McGill’s Muslim Law Students’ Association hosted a panel titled “What’s happening to China’s Uyghurs?” on Nov. 11 to discuss the Chinese Communist Party’s (CCP) imprisonment of the minority Muslim group in the Xinjiang province in northeastern China. The discussion featured Conservative Member of Parliament (MP) Garnett Genius, who currently sits on the House of Commons Special Committee on Chinese-Canadian relations; McGill law professor Jérôme Beaugrand-Champagne; and Rukiye Turdush, president of the East Turkistan Information Centre. 

While historical tensions between the Han Chinese and Uyghur Muslims are deep-rooted, the CCP’s recent crackdown on Uyghurs began in 2009, when Uyghurs protested the murder of a migrant Uyghur worker. Although the CCP justified its oppression on the basis of Uyghurs being a perceived “security threat,” members of the international community have yet to define the measures—which include concentration and forced labour camps, forced sterilization, and the elimination of Uyghur cultural identity—as genocide. 

Turdush described the CCP’s actions as part of a larger process of cultural genocide by which the CCP is systematically destroying Uyghur culture.

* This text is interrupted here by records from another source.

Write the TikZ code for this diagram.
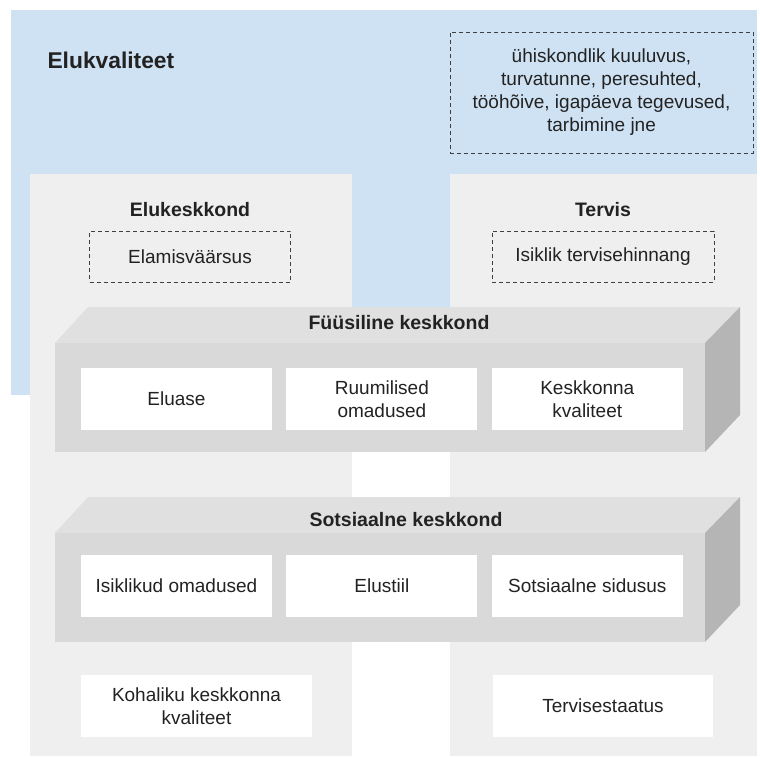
\documentclass[tikz,border=0pt]{standalone}
\usepackage{fontspec}
\setmainfont{Liberation Sans}
\usetikzlibrary{positioning}

\definecolor{skyblue}{HTML}{CFE2F3}
\definecolor{panelgray}{HTML}{EFEFEF}
\definecolor{frontgray}{HTML}{D9D9D9}
\definecolor{topgray}{HTML}{E0E0E0}
\definecolor{sidegray}{HTML}{B5B5B5}
\definecolor{inkgray}{HTML}{222222}

\tikzset{
    every node/.style={
        font=\fontsize{19}{23}\selectfont,
        text=inkgray,
        align=center
    },
    heading/.style={
        font=\fontsize{19.5}{23}\selectfont\bfseries
    },
    itembox/.style={
        fill=white,
        inner sep=0pt,
        minimum width=191pt,
        minimum height=62pt
    },
    dashbox/.style={
        draw=black!75,
        line width=0.9pt,
        dash pattern=on 4pt off 3pt,
        inner sep=0pt
    }
}

\begin{document}
\begin{tikzpicture}[x=1pt, y=-1pt]

    \useasboundingbox (0,0) rectangle (760,756);

    \fill[skyblue] (11,10) rectangle (757,395);
    \fill[panelgray] (30,174) rectangle (352,756);
    \fill[panelgray] (450,174) rectangle (757,756);

    \node[anchor=west,
        font=\fontsize{22.8}{26}\selectfont\bfseries
    ] (quality) at (44,60){Elukvaliteet};
    \node[dashbox,
        minimum width=303pt,
        minimum height=121pt
    ] (factors) at (601.5,92.5){ühiskondlik kuuluvus,\\turvatunne, peresuhted,\\tööhõive, igapäeva tegevused,\\tarbimine jne};

    \node[heading] (environment) at (190,210){Elukeskkond};
    \node[dashbox,
        minimum width=201pt,
        minimum height=51pt,
        below=10pt of environment
    ] (livability) {Elamisväärsus};
    \node[heading] (health) at (603,210){Tervis};
    \node[dashbox,
        minimum width=222pt,
        minimum height=51pt,
        below=10pt of health
    ] (selfrated) {Isiklik tervisehinnang};

    \fill[topgray] (55,343) -- (88,307) -- (740,307) -- (705,343) -- cycle;
    \fill[sidegray] (705,343) -- (740,307) -- (740,415) -- (705,452) -- cycle;
    \fill[frontgray] (55,343) rectangle (705,452);
    \node[heading] (physical) at (399,323){Füüsiline keskkond};
    \node[itembox] (dwelling) at (176.5,399){Eluase};
    \node[itembox, right=14pt of dwelling] (spatial) {Ruumilised\\omadused};
    \node[itembox, right=14pt of spatial] (envquality) {Keskkonna\\kvaliteet};

    \fill[topgray] (55,533) -- (88,497) -- (740,497) -- (705,533) -- cycle;
    \fill[sidegray] (705,533) -- (740,497) -- (740,605) -- (705,642) -- cycle;
    \fill[frontgray] (55,533) rectangle (705,642);
    \node[heading] (social) at (406,520){Sotsiaalne keskkond};
    \node[itembox] (personal) at (176.5,586){Isiklikud omadused};
    \node[itembox, right=14pt of personal] (lifestyle) {Elustiil};
    \node[itembox, right=14pt of lifestyle] (cohesion) {Sotsiaalne sidusus};

    \node[itembox,
        minimum width=231pt
    ] (local) at (196.5,706){Kohaliku keskkonna\\kvaliteet};
    \node[itembox,
        minimum width=220pt
    ] (status) at (603,706){Tervisestaatus};

\end{tikzpicture}
\end{document}
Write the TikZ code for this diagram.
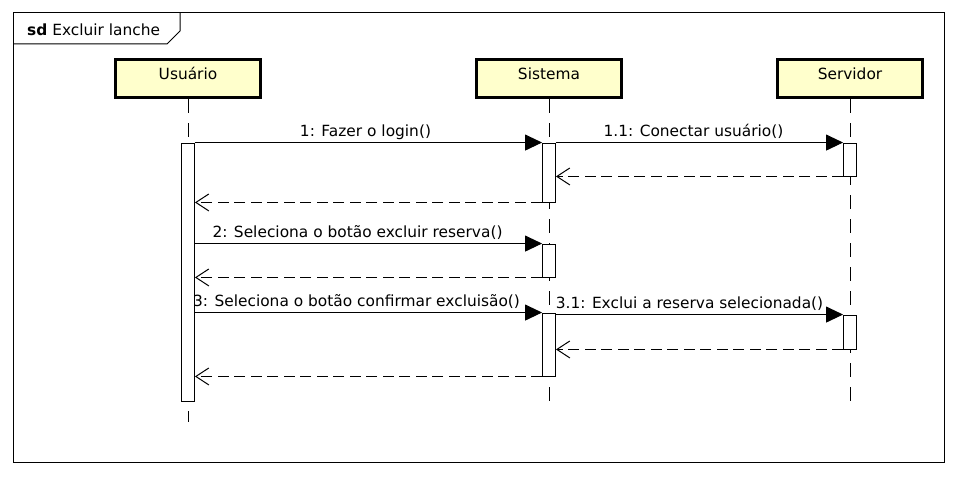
\documentclass[tikz,border=0pt]{standalone}
\usepackage{fontspec}
\setmainfont{DejaVu Sans}
\usepackage{tikz}
\usetikzlibrary{arrows.meta}
\definecolor{creme}{RGB}{255,255,204}

\begin{document}
\begin{tikzpicture}[x=1pt,y=-1pt,
  font=\fontsize{15.4}{18}\selectfont,
  cabeca/.style={draw, line width=3pt, fill=creme, minimum width=145pt, minimum height=38pt, text height=11pt, text depth=8pt, inner sep=0pt},
  ativ/.style={draw, fill=white, minimum width=13pt, inner sep=0pt, line width=0.9pt},
  vida/.style={line width=1pt, dash pattern=on 14pt off 10pt},
  msg/.style={line width=1pt, -{Triangle[length=17pt,width=16pt]}},
  ret/.style={line width=1pt, dash pattern=on 11pt off 5.5pt, -{Straight Barb[length=13pt,width=17pt]}},
  rot/.style={anchor=base, yshift=6pt, inner sep=0pt}]
\useasboundingbox (0,0) rectangle (957,476);
\draw [line width=1pt] (13,13) rectangle (944,462);
\draw [line width=1pt] (13,44) -- (167,44) -- (180,31) -- (180,13);
\node [anchor=base west, inner sep=0pt] (titulo) at (27,36) {\textbf{sd} Excluir lanche};

\node [cabeca] (usuario) at (188,78.5) {Usuário};
\node [cabeca] (sistema) at (549,78.5) {Sistema};
\node [cabeca] (servidor) at (850,78.5) {Servidor};

\coordinate (fimU) at (188,422);
\coordinate (fimS) at (549,401);
\coordinate (fimV) at (850,401);
\draw [vida] (usuario.south) -- (fimU);
\draw [vida] (sistema.south) -- (fimS);
\draw [vida] (servidor.south) -- (fimV);

\node [ativ, minimum height=258pt] (atU) at (188,272) {};
\node [ativ, minimum height=59pt] (atS1) at (549,172.5) {};
\node [ativ, minimum height=33pt] (atV1) at (850,159.5) {};
\node [ativ, minimum height=33pt] (atS2) at (549,260.5) {};
\node [ativ, minimum height=63pt] (atS3) at (549,344.5) {};
\node [ativ, minimum height=34pt] (atV2) at (850,332) {};

\draw [msg] (atU.north east) -- node [rot, xshift=-3pt] {1: Fazer o login()} (atS1.north west);
\draw [msg] (atS1.north east) -- node [rot, xshift=-6pt] {1.1: Conectar usuário()} (atV1.north west);
\draw [ret] (atV1.south west) -- (atV1.south west -| atS1.east);
\draw [ret] (atS1.south west) -- (atS1.south west -| atU.east);

\draw [msg] (atU.east |- atS2.north) -- node [rot, xshift=-11pt] {2: Seleciona o botão excluir reserva()} (atS2.north west);
\draw [ret] (atS2.south west) -- (atS2.south west -| atU.east);

\draw [msg] (atU.east |- atS3.north) -- node [rot, xshift=-12pt] {3: Seleciona o botão confirmar excluisão()} (atS3.north west);
\draw [msg] (atS3.east |- atV2.north) -- node [rot, xshift=-10pt] {3.1: Exclui a reserva selecionada()} (atV2.north west);
\draw [ret] (atV2.south west) -- (atV2.south west -| atS3.east);
\draw [ret] (atS3.south west) -- (atS3.south west -| atU.east);

\end{tikzpicture}
\end{document}
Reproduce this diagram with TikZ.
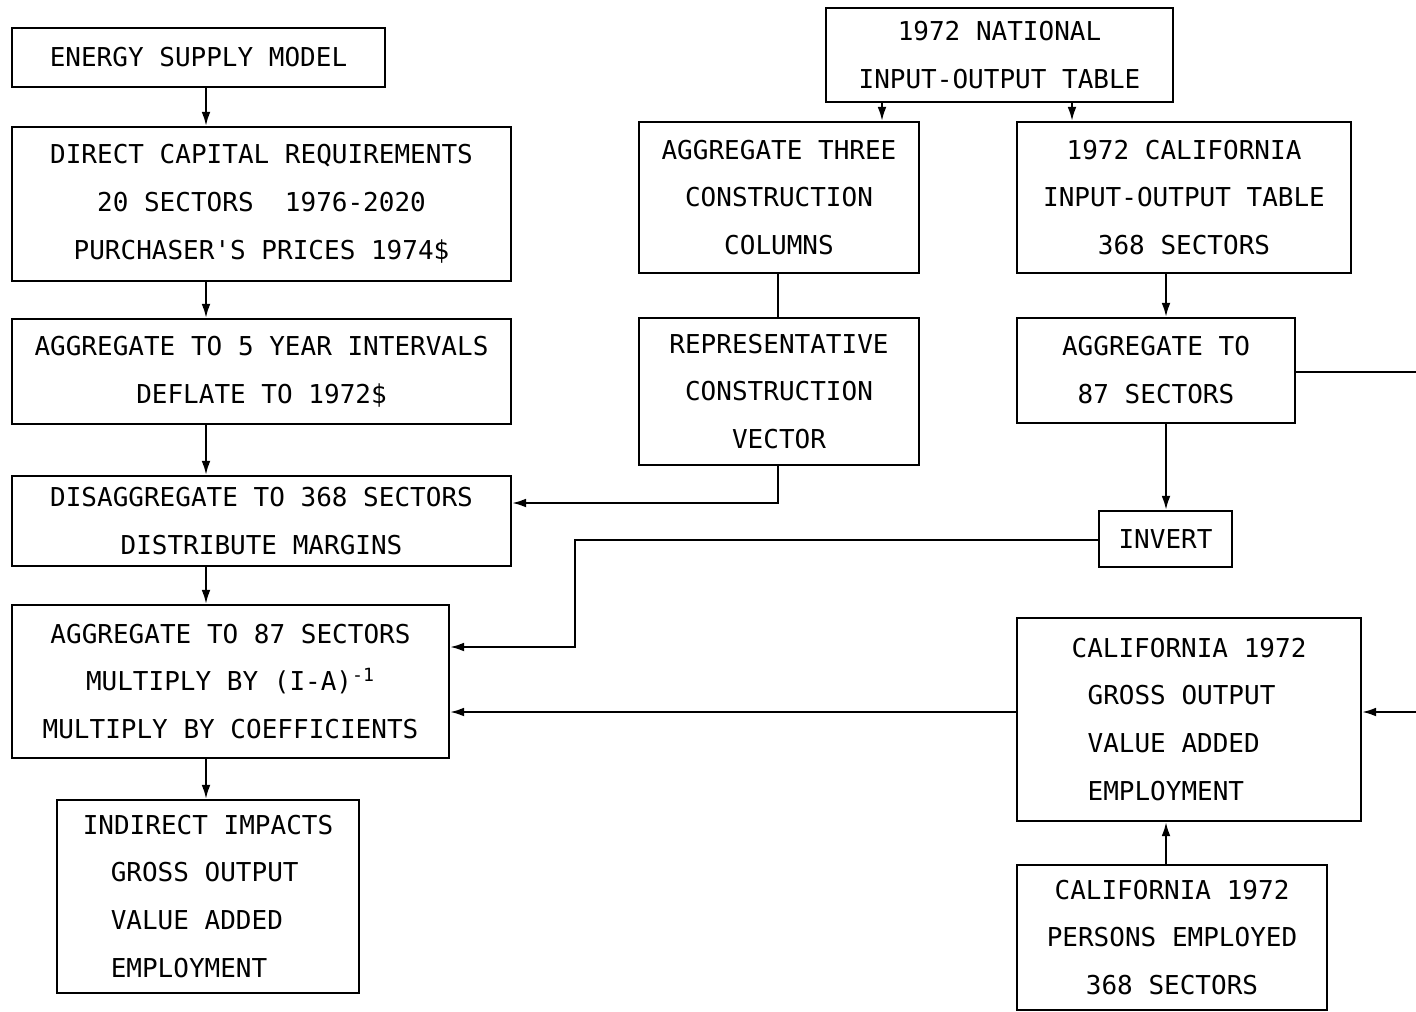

“Uyghur language textbooks have been removed from all schools in the region, Uyghur bookstores have been closed, and all geographic Uyghur names, including street and city names, have been changed to Han Chinese,” Turdush said. “Anything we can use for a sense of belonging with each other [has been] destroyed with the aim of exterminating […] the whole Uyghur nation as a group.”

The panellists called on students to support Uyghurs by boycotting brands like Nike, which profits off of the labour of enslaved Ugyhurs, and other products, like the 2020 film Mulan, which was partially filmed in Xinjiang and whose leading actress voiced support for the CCP’s brutal repression of Hong Kong protestors. 

“When we buy products made by slave labour, they make more,” Turdush said. 

Beaugrand-Champagne, who spent much of his career working on infrastructure projects in China, connected the CCP’s ability to commit such massive human rights violations without challenge to the expansion of its influence through the Belt and Road Initiative (BRI). The BRI, which seeks to develop infrastructure in low-income countries, has enabled the CCP to entrench the narrative that its oppression of Uyghurs is part of a fight against terrorism.

“When I was working in Africa on some infrastructure projects, some state-owned enterprises [forced] the local government to recognize the fight against terrorism that would, of course, support their claim on Xinjiang,” Beaugrand-Champagne said. “And that’s where we need to do more and fight [the CCP] every time they use those terms, to confront them.”

Various nations, including Canada, have been reluctant to term the human rights abuses occurring in Xinjiang as a “genocide” due to the international legal obligations that the word triggers. In addition to applying targeted sanctions and disconnecting supply chains from forced labour camps, Genius argued that officially recognizing the CCP’s actions as “genocide,” constitutes one of the most significant actions the federal govenrment could take to address the situation.

“The point of the doctrine of the Responsibility to Protect is that if we solidify that a genocide is taking place, then you have to do something about it,” Genius said. “But unfortunately, the link between recognition and the necessary action has simply led, in many cases, to a failure to recognize.”

Despite the CCP’s human rights abuses against Uyghur Muslims, the Canadian government has yet to take significant action. Genius pointed out that divesting funds from the Canadian Pension Plans that are currently invested in Chinese state-owned corporations is a concrete step that the government could take to address the issue instead of deferring to verbal platitudes.

“The [government’s] response is, ‘We are very concerned, we are deeply disturbed about these events,’” Genius said. “And my response back is that people that are victims of modern-day mass atrocities do not care how you feel. They care what you do.”